IT companies are gearing up for government tenders as the State seeks to streamline its technology platforms to boost service delivery.
On offer are projects worth billions which include putting up electronic data centre storage facilities, rolling out tele-presences that will link courts across the country, supplying a case management system for the tracking of court cases and leasing of internet connectivity.
Companies scrambling for a share of the goodies include Oracle, NetApp, SevenSeas, Safaricom, Mfi, IBM, Jamii telecommunication, Cisco and BPO operators.
Key departments set to benefit are the ministries of finance, lands and immigration, the judiciary, police, prisons and the Kenya Revenue Authority.
Cisco, Safaricom and Jamii telecommunication have secured part of a deal to roll-out a pilot tele-presence facility that links the Nairobi court of appeal and Mombasa, a project that the government says it intends to replicate in the all magistrate courts and prisons.
NetApp chief executive James Munene says the aggressive drive by the government to automate it’s processes and digitize it documents provides a new business opportunities for the private sector.
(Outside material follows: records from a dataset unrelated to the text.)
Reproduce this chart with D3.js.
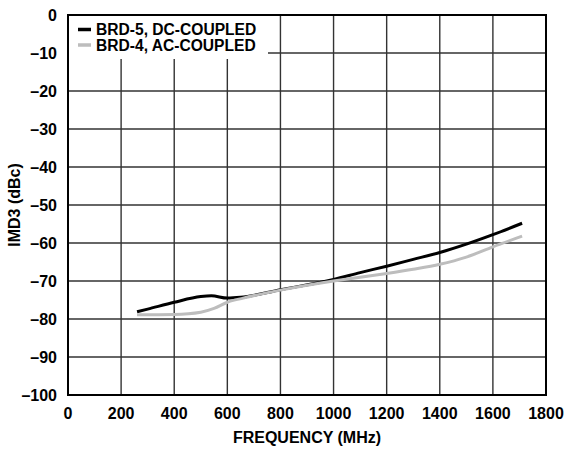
<!DOCTYPE html>
<html>
<head>
<meta charset="utf-8">
<script src="https://cdn.jsdelivr.net/npm/d3@7"></script>
<style>
  body { margin: 0; background: #fff; }
  text { font-family: "Liberation Sans", Arial, sans-serif; font-weight: bold; }
</style>
</head>
<body>
<script>
// chart data
var xTicks = [0, 200, 400, 600, 800, 1000, 1200, 1400, 1600, 1800];
var yTicks = [0, -10, -20, -30, -40, -50, -60, -70, -80, -90, -100];

var brd5Freq = [260, 300, 400, 500, 540, 600, 650, 800, 1000, 1100, 1200, 1300, 1400, 1500, 1600, 1710];
var brd5Imd3 = [-78.1, -77.4, -75.6, -74.1, -73.9, -74.5, -74.3, -72.3, -69.6, -67.8, -66.1, -64.3, -62.5, -60.3, -57.8, -54.8];

var brd4Freq = [260, 400, 500, 550, 600, 660, 800, 1000, 1100, 1200, 1300, 1400, 1500, 1600, 1710];
var brd4Imd3 = [-78.9, -78.8, -78.2, -77.2, -75.6, -74.5, -72.4, -70.0, -69.0, -68.0, -66.9, -65.6, -63.7, -61.0, -58.2];

var seriesNames = ["BRD-5, DC-COUPLED", "BRD-4, AC-COUPLED"];
var seriesColors = ["#000", "#bdbdbd"];

var width = 576,
    height = 451;

var margin = {left: 68, right: 30, top: 15, bottom: 56};

var svg = d3.select("body").append("svg")
    .attr("width", width)
    .attr("height", height)
    .style("display", "block");

var x = d3.scaleLinear()
    .domain([0, 1800])
    .range([margin.left, width - margin.right]);

var y = d3.scaleLinear()
    .domain([-100, 0])
    .range([height - margin.bottom, margin.top]);

var fmt = function(d) { return d < 0 ? "\u2013" + Math.abs(d) : d; };

// grid
svg.append("g")
    .selectAll("line")
    .data(xTicks.slice(1, -1))
    .enter().append("line")
    .attr("x1", function(d) { return x(d); })
    .attr("x2", function(d) { return x(d); })
    .attr("y1", y(0))
    .attr("y2", y(-100))
    .attr("stroke", "#333")
    .attr("stroke-width", 1.4);

svg.append("g")
    .selectAll("line")
    .data(yTicks.slice(1, -1))
    .enter().append("line")
    .attr("x1", x(0))
    .attr("x2", x(1800))
    .attr("y1", function(d) { return y(d); })
    .attr("y2", function(d) { return y(d); })
    .attr("stroke", "#333")
    .attr("stroke-width", 1.4);

// curves
var line = d3.line()
    .x(function(d) { return x(d[0]); })
    .y(function(d) { return y(d[1]); })
    .curve(d3.curveMonotoneX);

svg.append("path")
    .datum(d3.zip(brd5Freq, brd5Imd3))
    .attr("fill", "none")
    .attr("stroke", seriesColors[0])
    .attr("stroke-width", 3)
    .attr("d", line);

svg.append("path")
    .datum(d3.zip(brd4Freq, brd4Imd3))
    .attr("fill", "none")
    .attr("stroke", seriesColors[1])
    .attr("stroke-width", 3)
    .attr("d", line);

// legend
var legend = svg.append("g");
legend.append("rect")
    .attr("x", x(0))
    .attr("y", y(0))
    .attr("width", 200)
    .attr("height", 44)
    .attr("fill", "#fff");

legend.selectAll("line")
    .data(seriesNames)
    .enter().append("line")
    .attr("x1", 78)
    .attr("x2", 91)
    .attr("y1", function(d, i) { return 29.5 + i * 15.5; })
    .attr("y2", function(d, i) { return 29.5 + i * 15.5; })
    .attr("stroke", function(d, i) { return seriesColors[i]; })
    .attr("stroke-width", 3.5);

legend.selectAll("text")
    .data(seriesNames)
    .enter().append("text")
    .attr("x", 96)
    .attr("y", function(d, i) { return 35 + i * 15.5; })
    .attr("font-size", 15.6)
    .text(function(d) { return d; });

// frame
svg.append("rect")
    .attr("x", x(0))
    .attr("y", y(0))
    .attr("width", x(1800) - x(0))
    .attr("height", y(-100) - y(0))
    .attr("fill", "none")
    .attr("stroke", "#000")
    .attr("stroke-width", 2);

// tick labels
svg.append("g")
    .selectAll("text")
    .data(yTicks)
    .enter().append("text")
    .attr("x", 57)
    .attr("y", function(d) { return y(d); })
    .attr("dy", "0.35em")
    .attr("text-anchor", "end")
    .attr("font-size", 16)
    .text(fmt);

svg.append("g")
    .selectAll("text")
    .data(xTicks)
    .enter().append("text")
    .attr("x", function(d) { return x(d); })
    .attr("y", 419)
    .attr("text-anchor", "middle")
    .attr("font-size", 16)
    .text(fmt);

// axis titles
svg.append("text")
    .attr("x", (x(0) + x(1800)) / 2)
    .attr("y", 443)
    .attr("text-anchor", "middle")
    .attr("font-size", 16)
    .text("FREQUENCY (MHz)");

svg.append("text")
    .attr("transform", "translate(20," + (y(-50)) + ") rotate(-90)")
    .attr("text-anchor", "middle")
    .attr("font-size", 16)
    .text("IMD3 (dBc)");
</script>
</body>
</html>
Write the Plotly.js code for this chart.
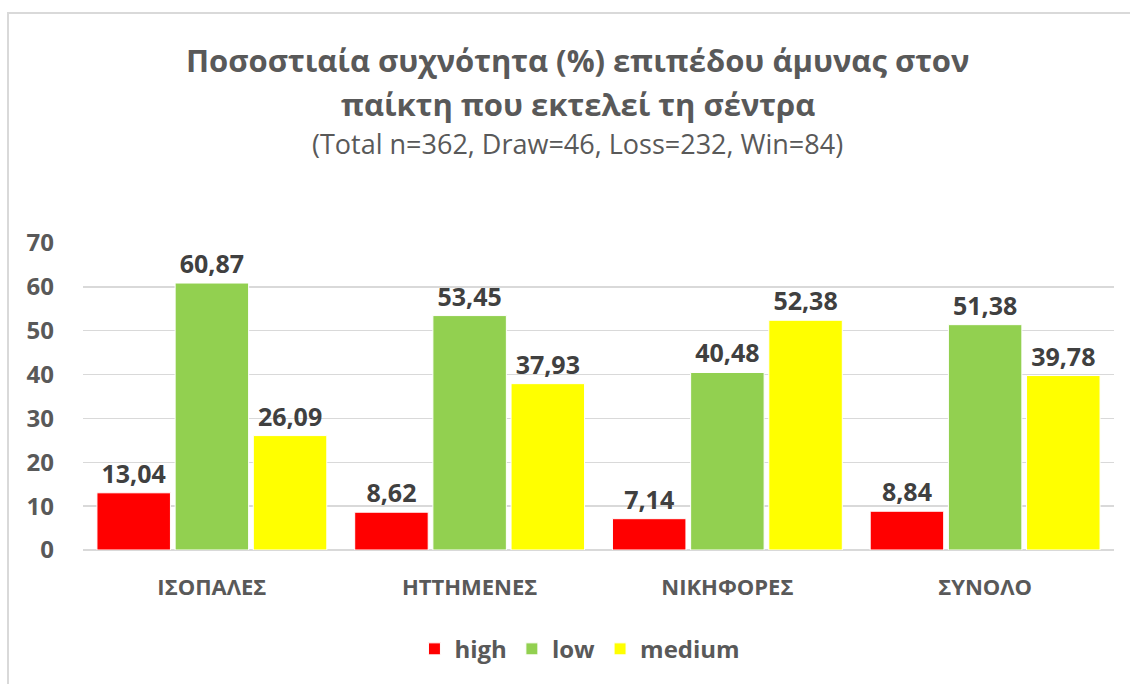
<!DOCTYPE html>
<html>
<head>
<meta charset="utf-8">
<script src="https://cdn.plot.ly/plotly-3.0.1.min.js"></script>
<style>
html,body{margin:0;padding:0;background:#fff;}
#frame{position:absolute;left:7px;top:12px;width:1140px;height:700px;border-top:2px solid #d9d9d9;border-left:2px solid #d9d9d9;box-sizing:border-box;}
#chart{position:absolute;left:0;top:0;width:1130px;height:684px;}
</style>
</head>
<body>
<div id="frame"></div>
<div id="chart"></div>
<script>
const categories = ["ΙΣΟΠΑΛΕΣ", "ΗΤΤΗΜΕΝΕΣ", "ΝΙΚΗΦΟΡΕΣ", "ΣΥΝΟΛΟ"];
const high = [13.04, 8.62, 7.14, 8.84];
const low = [60.87, 53.45, 40.48, 51.38];
const medium = [26.09, 37.93, 52.38, 39.78];
const seriesNames = ["high", "low", "medium"];
const seriesColors = ["#FF0000", "#92D050", "#FFFF00"];
const yTicks = [0, 10, 20, 30, 40, 50, 60, 70];
const titleLine1 = "Ποσοστιαία συχνότητα (%) επιπέδου άμυνας στον";
const titleLine2 = "παίκτη που εκτελεί τη σέντρα";
const subtitle = "(Total n=362, Draw=46, Loss=232, Win=84)";

const FONT = "'Open Sans', sans-serif";
const GRAY = "#595959";

const seriesValues = [high, low, medium];
const traces = seriesValues.map((vals, i) => ({
  type: "bar",
  name: seriesNames[i],
  x: categories,
  y: vals,
  marker: {color: seriesColors[i], line: {color: "#ffffff", width: 1}},
  texttemplate: "%{y:.2f}",
  textposition: "outside",
  cliponaxis: false,
  textfont: {family: FONT, size: 25, color: "#404040", weight: 700},
  hoverinfo: "none"
}));

const layout = {
  width: 1130,
  height: 684,
  paper_bgcolor: "rgba(0,0,0,0)",
  plot_bgcolor: "rgba(0,0,0,0)",
  separators: ",.",
  margin: {l: 83, r: 16, t: 243, b: 131},
  barmode: "group",
  bargap: 0.09,
  bargroupgap: 0.06,
  font: {family: FONT, color: GRAY},
  xaxis: {
    type: "category",
    showgrid: false,
    showline: false,
    ticks: "",
    ticklabelstandoff: 22,
    tickfont: {family: FONT, size: 22, color: GRAY, weight: 700}
  },
  yaxis: {
    range: [0, 70],
    tickvals: yTicks,
    showgrid: true,
    gridcolor: "#d9d9d9",
    gridwidth: 1.5,
    zeroline: true,
    zerolinecolor: "#d9d9d9",
    zerolinewidth: 1.5,
    showline: false,
    ticks: "",
    ticklabelstandoff: 28,
    tickfont: {family: FONT, size: 24, color: GRAY, weight: 700}
  },
  showlegend: true,
  legend: {
    orientation: "h",
    x: 0.482,
    xanchor: "center",
    y: -0.25,
    yanchor: "top",
    font: {family: FONT, size: 24, color: GRAY, weight: 700},
    itemwidth: 30,
    traceorder: "normal"
  },
  annotations: [
    {text: "<b>" + titleLine1 + "</b>", xref: "paper", yref: "paper", x: 0.48, y: (553 - 58) / 310, xanchor: "center", yanchor: "middle", showarrow: false, font: {family: FONT, size: 31, color: GRAY}},
    {text: "<b>" + titleLine2 + "</b>", xref: "paper", yref: "paper", x: 0.48, y: (553 - 103) / 310, xanchor: "center", yanchor: "middle", showarrow: false, font: {family: FONT, size: 31, color: GRAY}},
    {text: subtitle, xref: "paper", yref: "paper", x: 0.48, y: (553 - 143) / 310, xanchor: "center", yanchor: "middle", showarrow: false, font: {family: FONT, size: 27, color: GRAY}}
  ]
};

Plotly.newPlot("chart", traces, layout, {displayModeBar: false, staticPlot: true});
</script>
</body>
</html>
“The digitized data will need to be managed, which provides an opportunity since we offer data management and storage facilities.” he said.
“However, the bottle neck has been a lack of knowledge in government about what is available in the market in order for it to make informed choices.”
Despite , pitching individually, collaboration among IT providers seems inevitable.
NetApp for example, says it has partnered with Cisco and VM ware to offer it’s solution to the government.
Taking into account the capital expenditure involved in putting up a electronic data storage facilities, NetApp says it does not rule out the contract and operate model.
Seven Seas technologies, a local IT company is looking forward to provide the government with a Citizen Resource Management system, borrowing from Customer Resource Management System (CRM).
During a meeting that brought stake IT stakeholders and government officers in Mombasa last week, Oracle account manager Mary Muthumbi said that her company is targeting the Finance ministry to provide a financial management system, the judiciary and prisons to provide a case management system among others.
“We are not looking for an opportunity to make money only. We also want to make a difference in the way services are accessed in the nation,” said Ms Muthumbi.
IBM regional general manager Tony Mwai, says the firm is positioning itself to offer solutions that will enable the government adopt its Smarter government initiatives.
“It will be a smoothly functioning system interconnecting with citizens, communities and businesses in real-time to spark growth, innovation and progress” he said.
Governments, he says can boost the economy by streamlining cumbersome processes and simplifying reporting requirements, which are especially burdensome to small agencies.
For example, the Maryland Department of Labour, Licensing and Regulation has enabled online renewal of professional licenses and public verification of valid license holders.
And the Belgian Crossroads Bank for Social Security has automated 42 services for employers, eliminating 50 social security declaration forms.
As a result, 23 million declarations were made electronically in 2008 – a major productivity benefit for Belgian businesses, saving them an estimated $1.7 billion a year.
However, Dr Kamau Gachigi of University of Nairobi, says government should put measures to ensure local IT companies also get a stake in government business.